Definition -
Unification is a process in which two terms, which may include variables, constants, and functions, are made identical by finding a substitution for the variables. A substitution is a mapping of variables to terms. For instance, if we have a variable (X) and we substitute it with a constant (a), the variable (X) is unified with (a).
Basic Terminology -
- Term: A term can be a constant, a variable, or a compound term (a function with arguments).
Substitution: A mapping from variables to terms.
Unifier: A substitution that, when applied to two terms, makes them identical.
Most General Unifier (MGU): The simplest unifier that can be used to unify two terms, meaning that any other unifier can be derived from the MGU by further substitution
The unification algorithm attempts to find the MGU for two terms. The algorithm involves recursively applying substitutions until the terms become identical or a conflict is found that prevents unification.
Steps in the Unification Algorithm:
1. Initialization: Start with the two terms you want to unify.
2. Decompose Compound Terms: If the terms are compound (i.e., functions with arguments), break them down into their constituent parts.

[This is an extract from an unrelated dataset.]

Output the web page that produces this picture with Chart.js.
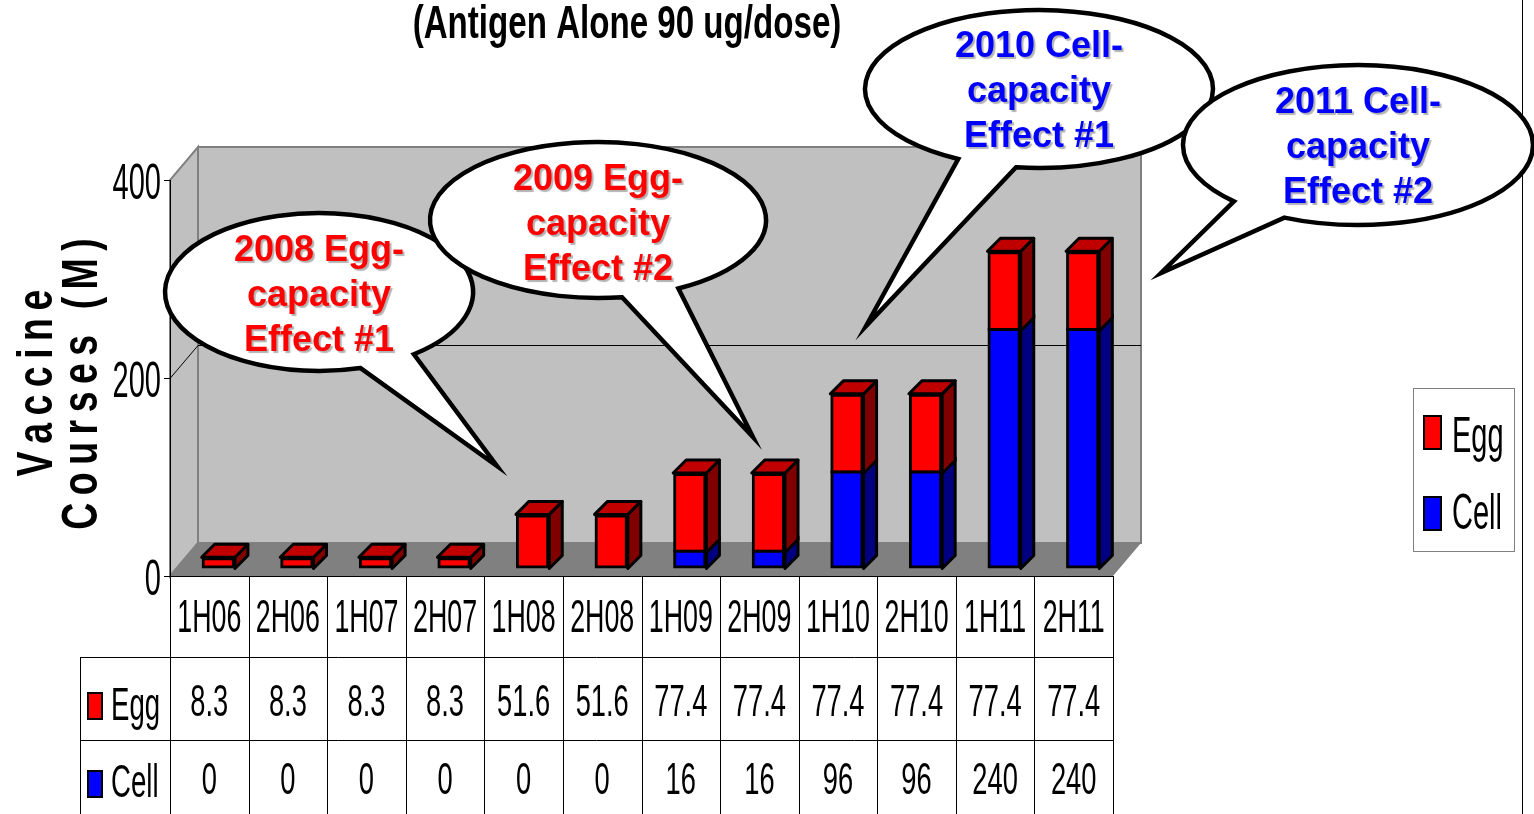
<!DOCTYPE html>
<html>
<head>
<meta charset="utf-8">
<script src="https://cdn.jsdelivr.net/npm/chart.js@4/dist/chart.umd.min.js"></script>
<style>
  html, body { margin: 0; padding: 0; background: #fff; }
  #wrap { width: 1534px; height: 814px; position: relative; }
</style>
</head>
<body>
<div id="wrap"><canvas id="coursesChart"></canvas></div>
<script>
// data
const periods = ['1H06', '2H06', '1H07', '2H07', '1H08', '2H08', '1H09', '2H09', '1H10', '2H10', '1H11', '2H11'];
const eggCourses = [8.3, 8.3, 8.3, 8.3, 51.6, 51.6, 77.4, 77.4, 77.4, 77.4, 77.4, 77.4];
const cellCourses = [0, 0, 0, 0, 0, 0, 16, 16, 96, 96, 240, 240];
const yTicks = [0, 200, 400];

const titleText = '(Antigen Alone 90 ug/dose)';
const yTitleLines = ['Vaccine', 'Courses (M)'];

// callouts
const bubbles = [
  { lines: ['2008 Egg-', 'capacity', 'Effect #1'], color: '#FF0000', cx: 319, cy: 292, rx: 154, ry: 79, base: [[360, 367], [412, 353]], tip: [497, 466], ty: 261 },
  { lines: ['2009 Egg-', 'capacity', 'Effect #2'], color: '#FF0000', cx: 598, cy: 220, rx: 168, ry: 78, base: [[622, 297], [679, 289]], tip: [753, 437], ty: 190 },
  { lines: ['2010 Cell-', 'capacity', 'Effect #1'], color: '#0000FF', cx: 1039, cy: 89, rx: 174, ry: 79, base: [[957, 160], [1017, 164]], tip: [866, 326], ty: 57 },
  { lines: ['2011 Cell-', 'capacity', 'Effect #2'], color: '#0000FF', cx: 1358, cy: 145, rx: 175, ry: 80, base: [[1237, 200], [1287, 215]], tip: [1161, 273], ty: 113 }
];

const sideColors = { Egg: '#800000', Cell: '#000080' };
const topColors = { Egg: '#C00000', Cell: '#0000C0' };

// 3d offsets
const WALL_DX = 28, WALL_DY = -33;
const BAR_DX = 9, BAR_DY = -9;
const DEPTH_DX = 13, DEPTH_DY = -13;

function narrowText(ctx, s, x, y, font, color, align, sx) {
  ctx.save();
  ctx.translate(x, y);
  ctx.scale(sx, 1);
  ctx.font = font;
  ctx.fillStyle = color;
  ctx.textAlign = align;
  ctx.textBaseline = 'alphabetic';
  ctx.fillText(s, 0, 0);
  ctx.restore();
}

// rotated, condensed and letter-spaced axis title
function spacedVertical(ctx, s, x, y, sx, gap) {
  ctx.save();
  ctx.translate(x, y);
  ctx.rotate(-Math.PI / 2);
  ctx.font = 'bold 50px "Liberation Sans", Arial';
  ctx.fillStyle = '#000';
  ctx.textAlign = 'left';
  const chars = s.split('');
  const widths = chars.map(c => ctx.measureText(c).width * sx);
  const total = widths.reduce((p, w) => p + w, 0) + gap * (chars.length - 1);
  let pos = -total / 2;
  chars.forEach((c, i) => {
    ctx.save();
    ctx.translate(pos, 0);
    ctx.scale(sx, 1);
    ctx.fillText(c, 0, 0);
    ctx.restore();
    pos += widths[i] + gap;
  });
  ctx.restore();
}

function drawFrame(chart) {
  const ctx = chart.ctx;
  const a = chart.chartArea;
  const xs = chart.scales.x, ys = chart.scales.y;
  const y0 = ys.getPixelForValue(yTicks[0]);
  const yTop = ys.getPixelForValue(yTicks[yTicks.length - 1]);

  ctx.save();
  // title
  narrowText(ctx, titleText, 627, 38, 'bold 46px "Liberation Sans", Arial', '#000', 'center', 0.72);

  // side wall
  ctx.fillStyle = '#C0C0C0';
  ctx.strokeStyle = '#808080';
  ctx.lineWidth = 2;
  ctx.beginPath();
  ctx.moveTo(a.left, y0);
  ctx.lineTo(a.left, yTop);
  ctx.lineTo(a.left + WALL_DX, yTop + WALL_DY);
  ctx.lineTo(a.left + WALL_DX, y0 + WALL_DY);
  ctx.closePath();
  ctx.fill();
  ctx.stroke();
  // back wall
  ctx.beginPath();
  ctx.rect(a.left + WALL_DX, yTop + WALL_DY, a.right - a.left, y0 - yTop);
  ctx.fill();
  ctx.stroke();
  // floor
  ctx.fillStyle = '#808080';
  ctx.beginPath();
  ctx.moveTo(a.left, y0);
  ctx.lineTo(a.left + WALL_DX, y0 + WALL_DY);
  ctx.lineTo(a.right + WALL_DX, y0 + WALL_DY);
  ctx.lineTo(a.right, y0);
  ctx.closePath();
  ctx.fill();

  // inner grid lines
  ctx.strokeStyle = '#000';
  ctx.lineWidth = 1;
  yTicks.slice(1, -1).forEach(v => {
    const py = Math.round(ys.getPixelForValue(v)) + 0.5;
    ctx.beginPath();
    ctx.moveTo(a.left, py);
    ctx.lineTo(a.left + WALL_DX, py + WALL_DY);
    ctx.lineTo(a.right + WALL_DX, py + WALL_DY);
    ctx.stroke();
  });

  // y axis + ticks
  ctx.beginPath();
  ctx.moveTo(a.left + 0.5, yTop);
  ctx.lineTo(a.left + 0.5, 814);
  ctx.stroke();
  yTicks.forEach(v => {
    const py = Math.round(ys.getPixelForValue(v)) + 0.5;
    ctx.beginPath();
    ctx.moveTo(a.left - 6, py);
    ctx.lineTo(a.left, py);
    ctx.stroke();
    narrowText(ctx, String(v), a.left - 9, py + 18, '50px "Liberation Sans", Arial', '#000', 'right', 0.58);
  });

  // y title
  spacedVertical(ctx, yTitleLines[0], 52, 383, 0.75, 7.5);
  spacedVertical(ctx, yTitleLines[1], 97, 384, 0.75, 7.5);

  // data table
  const n = periods.length;
  const colW = (a.right - a.left) / n;
  const rowTop = y0, row1 = 657, row2 = 740, rowBot = 814;
  ctx.strokeStyle = '#000';
  ctx.lineWidth = 1;
  ctx.beginPath();
  ctx.moveTo(a.left, rowTop + 0.5);
  ctx.lineTo(a.right, rowTop + 0.5);
  [row1, row2].forEach(r => {
    ctx.moveTo(80, r + 0.5);
    ctx.lineTo(a.right, r + 0.5);
  });
  for (let i = 0; i <= n; i++) {
    const px = Math.round(a.left + i * colW) + 0.5;
    ctx.moveTo(px, rowTop);
    ctx.lineTo(px, rowBot);
  }
  ctx.moveTo(80.5, row1);
  ctx.lineTo(80.5, rowBot);
  ctx.stroke();

  const eggDs = chart.data.datasets[1], cellDs = chart.data.datasets[0];
  periods.forEach((p, i) => {
    const cx = xs.getPixelForValue(i);
    narrowText(ctx, p, cx, 632, '47px "Liberation Sans", Arial', '#000', 'center', 0.57);
    narrowText(ctx, String(eggDs.data[i]), cx, 716, '44px "Liberation Sans", Arial', '#000', 'center', 0.62);
    narrowText(ctx, String(cellDs.data[i]), cx, 794, '44px "Liberation Sans", Arial', '#000', 'center', 0.62);
  });

  // row labels with swatches
  [[eggDs, 693, 720], [cellDs, 771, 797]].forEach(([ds, sy, by]) => {
    ctx.fillStyle = ds.backgroundColor;
    ctx.fillRect(88, sy, 14, 26);
    ctx.lineWidth = 2;
    ctx.strokeStyle = '#000';
    ctx.strokeRect(88, sy, 14, 26);
    narrowText(ctx, ds.label, 111, by, '46px "Liberation Sans", Arial', '#000', 'left', 0.6);
  });

  // legend
  ctx.lineWidth = 1;
  ctx.strokeStyle = '#808080';
  ctx.strokeRect(1413.5, 388.5, 101, 163);
  [[eggDs, 416, 452], [cellDs, 497, 529]].forEach(([ds, sy, by]) => {
    ctx.fillStyle = ds.backgroundColor;
    ctx.fillRect(1424, sy, 17, 33);
    ctx.lineWidth = 2;
    ctx.strokeStyle = '#000';
    ctx.strokeRect(1424, sy, 17, 33);
    narrowText(ctx, ds.label, 1452, by, '50px "Liberation Sans", Arial', '#000', 'left', 0.58);
  });

  // page edge line
  ctx.lineWidth = 1;
  ctx.strokeStyle = '#000';
  ctx.beginPath();
  ctx.moveTo(1522.5, 0);
  ctx.lineTo(1522.5, 814);
  ctx.stroke();
  ctx.restore();
}

function drawBubble(ctx, b) {
  const ang = p => Math.atan2((p[1] - b.cy) / b.ry, (p[0] - b.cx) / b.rx);
  let tA = ang(b.base[0]), tB = ang(b.base[1]);
  let d = ((tB - tA) % (2 * Math.PI) + 2 * Math.PI) % (2 * Math.PI);
  if (d < Math.PI) { const t = tA; tA = tB; tB = t; }
  ctx.save();
  ctx.beginPath();
  ctx.ellipse(b.cx, b.cy, b.rx, b.ry, 0, tA, tB, false);
  ctx.lineTo(b.tip[0], b.tip[1]);
  ctx.closePath();
  ctx.fillStyle = '#fff';
  ctx.fill();
  ctx.lineWidth = 4.5;
  ctx.lineJoin = 'miter';
  ctx.strokeStyle = '#000';
  ctx.stroke();

  ctx.font = 'bold 36px "Liberation Sans", Arial';
  ctx.textAlign = 'center';
  ctx.fillStyle = b.color;
  ctx.shadowColor = 'rgba(0,0,0,0.3)';
  ctx.shadowOffsetX = 2;
  ctx.shadowOffsetY = 2;
  ctx.shadowBlur = 1;
  b.lines.forEach((l, i) => ctx.fillText(l, b.cx, b.ty + i * 45));
  ctx.restore();
}

const threeD = {
  id: 'threeD',
  beforeDatasetsDraw(chart) {
    drawFrame(chart);
    chart.ctx.save();
    chart.ctx.translate(BAR_DX, BAR_DY);
  },
  afterDatasetsDraw(chart) {
    const ctx = chart.ctx;
    const metas = chart.getSortedVisibleDatasetMetas();
    const inf = 1.5;
    periods.forEach((p, i) => {
      let topMeta = null;
      metas.forEach(m => { if (chart.data.datasets[m.index].data[i] > 0) topMeta = m; });
      metas.forEach(m => {
        const ds = chart.data.datasets[m.index];
        if (!(ds.data[i] > 0)) return;
        const el = m.data[i];
        const l = el.x - el.width / 2 - inf, r = el.x + el.width / 2 + inf;
        const t = Math.min(el.y, el.base) - inf, btm = Math.max(el.y, el.base) + inf;
        ctx.lineWidth = 3;
        ctx.lineJoin = 'round';
        ctx.strokeStyle = '#000';
        ctx.fillStyle = sideColors[ds.label];
        ctx.beginPath();
        ctx.moveTo(r, t);
        ctx.lineTo(r + DEPTH_DX, t + DEPTH_DY);
        ctx.lineTo(r + DEPTH_DX, btm + DEPTH_DY);
        ctx.lineTo(r, btm);
        ctx.closePath();
        ctx.fill();
        ctx.stroke();
        if (m === topMeta) {
          ctx.fillStyle = topColors[ds.label];
          ctx.beginPath();
          ctx.moveTo(l, t);
          ctx.lineTo(l + DEPTH_DX, t + DEPTH_DY);
          ctx.lineTo(r + DEPTH_DX, t + DEPTH_DY);
          ctx.lineTo(r, t);
          ctx.closePath();
          ctx.fill();
          ctx.stroke();
        }
      });
    });
    ctx.restore();
  },
  afterDraw(chart) {
    bubbles.forEach(b => drawBubble(chart.ctx, b));
  }
};

const ctx = document.getElementById('coursesChart');

new Chart(ctx, {
  type: 'bar',
  data: {
    labels: periods,
    datasets: [
      { label: 'Cell', data: cellCourses, backgroundColor: '#0000FF' },
      { label: 'Egg', data: eggCourses, backgroundColor: '#FF0000' }
    ]
  },
  options: {
    responsive: true,
    maintainAspectRatio: false,
    animation: false,
    events: [],
    layout: { padding: { left: 170, right: 421, top: 180, bottom: 238 } },
    datasets: {
      bar: {
        categoryPercentage: 1,
        barPercentage: 0.385,
        borderColor: '#000',
        borderWidth: 3,
        borderSkipped: false,
        inflateAmount: 1.5,
        clip: false
      }
    },
    scales: {
      x: { stacked: true, display: false },
      y: { stacked: true, display: false, min: 0, max: 400 }
    },
    plugins: {
      legend: { display: false },
      tooltip: { enabled: false }
    }
  },
  plugins: [threeD]
});
</script>
</body>
</html>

3. Check for Conflicts: If a variable is being unified with a term that contains that variable (occurs check), unification fails.

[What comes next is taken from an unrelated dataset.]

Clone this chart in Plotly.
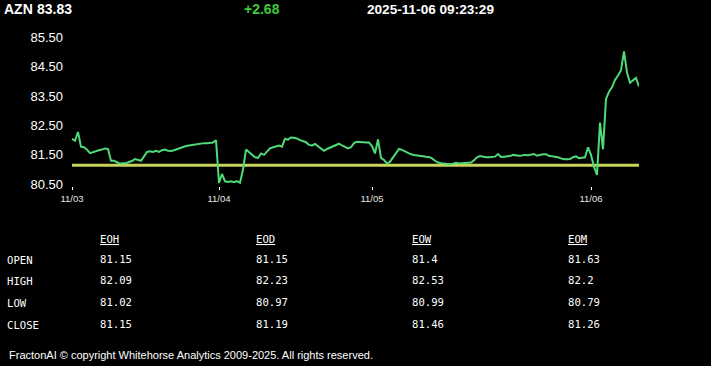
import plotly.graph_objects as go

# ---- data ----
symbol = "AZN"
last_price = 83.83
change = 2.68
timestamp = "2025-11-06 09:23:29"
prev_close = 81.15

price = [
    82.05, 81.98, 82.28, 81.78, 81.76, 81.68, 81.56, 81.60, 81.62, 81.66,
    81.68, 81.72, 81.70, 81.30, 81.30, 81.24, 81.20, 81.22, 81.22, 81.26,
    81.29, 81.36, 81.33, 81.30, 81.45, 81.60, 81.62, 81.60, 81.64, 81.60,
    81.66, 81.68, 81.64, 81.63, 81.66, 81.70, 81.74, 81.77, 81.80, 81.82,
    81.84, 81.86, 81.87, 81.88, 81.90, 81.90, 81.91, 81.92, 82.00, 80.55,
    80.85, 80.60, 80.58, 80.60, 80.57, 80.61, 80.55, 81.00, 81.68, 81.60,
    81.50, 81.42, 81.40, 81.55, 81.50, 81.60, 81.72, 81.76, 81.80, 81.82,
    81.78, 82.05, 82.02, 82.09, 82.08, 82.06, 82.00, 81.96, 81.93, 81.84,
    81.82, 81.87, 81.80, 81.70, 81.64, 81.70, 81.75, 81.80, 81.84, 81.88,
    81.82, 81.77, 81.72, 81.76, 81.90, 81.95, 81.95, 81.93, 81.92, 81.92,
    81.80, 81.55, 82.03, 81.40, 81.33, 81.20, 81.27, 81.40, 81.55, 81.70,
    81.67, 81.62, 81.56, 81.52, 81.50, 81.48, 81.47, 81.44, 81.44, 81.43,
    81.38, 81.30, 81.24, 81.22, 81.21, 81.19, 81.18, 81.20, 81.23, 81.21,
    81.22, 81.21, 81.22, 81.24, 81.32, 81.42, 81.46, 81.43, 81.42, 81.42,
    81.42, 81.44, 81.53, 81.43, 81.44, 81.44, 81.46, 81.50, 81.48, 81.47,
    81.48, 81.50, 81.49, 81.50, 81.53, 81.47, 81.50, 81.52, 81.52, 81.47,
    81.45, 81.44, 81.42, 81.38, 81.35, 81.35, 81.36, 81.42, 81.45, 81.39,
    81.40, 81.42, 81.76, 81.50, 81.10, 80.82, 82.60, 81.69, 83.40, 83.65,
    83.80, 84.05, 84.20, 84.38, 85.02, 84.30, 83.95, 84.04, 84.12, 83.83,
]
day_start_idx = [0, 49, 100, 173]
day_labels = ["11/03", "11/04", "11/05", "11/06"]
y_ticks = [80.5, 81.5, 82.5, 83.5, 84.5, 85.5]

row_labels = ["OPEN", "HIGH", "LOW", "CLOSE"]
col_headers = ["EOH", "EOD", "EOW", "EOM"]
eoh = [81.15, 82.09, 81.02, 81.15]
eod = [81.15, 82.23, 80.97, 81.19]
eow = [81.4, 82.53, 80.99, 81.46]
eom = [81.63, 82.2, 80.79, 81.26]
footer = "FractonAI \u00a9 copyright Whitehorse Analytics 2009-2025. All rights reserved."

# ---- layout helpers (pixel -> paper) ----
W, H = 711, 366
L, R, T, B = 72, 639, 30, 186


def px(x):
    return (x - L) / (R - L)


def py(y):
    return (B - y) / (B - T)


idx = list(range(len(price)))

fig = go.Figure()
fig.add_trace(go.Scatter(
    x=[idx[0], idx[-1]], y=[prev_close, prev_close], mode="lines",
    line=dict(color="#c9d35c", width=3), hoverinfo="skip", showlegend=False))
fig.add_trace(go.Scatter(
    x=idx, y=price, mode="lines",
    line=dict(color="#4fd979", width=2), showlegend=False))

ann = []
hdr_font = dict(family="Liberation Sans, Arial", size=14, color="white")
ann.append(dict(x=px(4), y=py(9), text=f"<b>{symbol}</b>", font=hdr_font))
ann.append(dict(x=px(37), y=py(9), text=f"<b>{last_price:.2f}</b>", font=hdr_font))
ann.append(dict(x=px(244), y=py(9), text=f"<b>{change:+.2f}</b>",
                font=dict(family="Liberation Sans, Arial", size=14, color="#3cc83c")))
ann.append(dict(x=px(367), y=py(9), text=f"<b>{timestamp}</b>",
                font=dict(family="Liberation Sans, Arial", size=13.6, color="white")))

mono = dict(family="DejaVu Sans Mono, Liberation Mono, monospace", size=10.6, color="white")
col_x = [100, 256, 412, 568]
row_y = [258.5, 280.3, 302.3, 324.3]
cols = [eoh, eod, eow, eom]
for cx, h in zip(col_x, col_headers):
    ann.append(dict(x=px(cx), y=py(238.5), text=f"<u>{h}</u>", font=mono))
for ry, lab in zip(row_y, row_labels):
    ann.append(dict(x=px(7), y=py(ry + 1), text=lab, font=mono))
for cx, vals in zip(col_x, cols):
    for ry, v in zip(row_y, vals):
        ann.append(dict(x=px(cx), y=py(ry), text=str(v), font=mono))

ann.append(dict(x=px(9), y=py(355), text=footer,
                font=dict(family="Liberation Sans, Arial", size=11, color="white")))

for a in ann:
    a.update(xref="paper", yref="paper", xanchor="left", yanchor="middle",
             showarrow=False, borderpad=0, borderwidth=0)

fig.update_layout(
    width=W, height=H,
    margin=dict(l=L, r=W - R, t=T, b=H - B, pad=0),
    paper_bgcolor="black", plot_bgcolor="black",
    annotations=ann,
    xaxis=dict(range=[idx[0], idx[-1]], tickvals=day_start_idx, ticktext=day_labels,
               showgrid=False, zeroline=False, showline=False,
               ticks="outside", ticklen=3, tickwidth=1, tickcolor="white",
               tickfont=dict(family="Liberation Sans, Arial", size=9.5, color="#e6e6e6"),
               ticklabelstandoff=1),
    yaxis=dict(range=[80.442, 85.748], tickvals=y_ticks,
               ticktext=[f"{v:.2f}" for v in y_ticks],
               showgrid=False, zeroline=False, showline=False, ticks="",
               tickfont=dict(family="Liberation Sans, Arial", size=13, color="white"),
               ticklabelstandoff=8),
    showlegend=False,
)

fig.write_html(
    "out.html",
    config={"displayModeBar": False},
    post_script="document.body.style.margin='0';document.body.style.background='black';"
                "document.body.style.overflow='hidden';",
)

4. Apply Substitutions: Continuously apply the substitutions and simplify the terms until they are identical or no further simplification is possible.
Example 1:
Suppose we have the following expressions:
Expression 1: f(a, X, g(Y))
Expression 2: f(Z, b, g(h))
To unify these expressions, we need to find a substitution that makes them equal. The unification process involves matching corresponding parts and finding a set of variable assignments that satisfy both expressions:
Match f(a, X, g(Y)) with f(Z, b, g(h)):
X unifies with b (X/b)
Y unifies with h (Y/h)
Z unifies with a (Z/a)
The resulting substitution is: {X/b, Y/h, Z/a}. Applying this substitution to both expressions gives us:
f(a, b, g(h)) = f(a, b, g(h))
The expressions are now unified.
Example 2:
Let's consider a more complex example involving predicates and quantifiers in first-order logic:
Expression 1: ∀x P(x, f(Y))
Expression 2: P(Z, f(a))
To unify these expressions, we need to find a substitution that makes them equal. The unification process involves matching the quantifiers and predicates and finding a set of variable assignments:
Match ∀x P(x, f(Y)) with P(Z, f(a)):
x unifies with Z (x/Z)
Y unifies with a (Y/a)
The resulting substitution is: {x/Z, Y/a}. Applying this substitution to both expressions gives us:
∀Z P(Z, f(a)) = P(Z, f(a))
The expressions are now unified.
Applications in AI:
1. Logic Programming (Prolog):
- Unification is the core mechanism for pattern matching in Prolog. When a query is made, Prolog uses unification to match the query with facts and rules in the database to infer new information or find solutions.
2. Theorem Proving:
- Automated theorem provers use unification to match premises with conclusions of rules, thereby deriving new statements and ultimately proving or disproving theorems.
3. Natural Language Processing (NLP):
- In NLP, unification is used for parsing and understanding sentences. Feature structures representing grammatical properties are unified to check for agreement and syntactic correctness.
4. Type Inference in Programming Languages:
- Unification is used in type inference algorithms to determine the type of expressions in statically typed languages like Haskell and ML.
Unification is a fundamental operation used in various AI applications, such as logic programming (e.g., Prolog), natural language processing, and automated reasoning. It enables AI systems to find common ground between different expressions, allowing for efficient manipulation, inference, and deduction.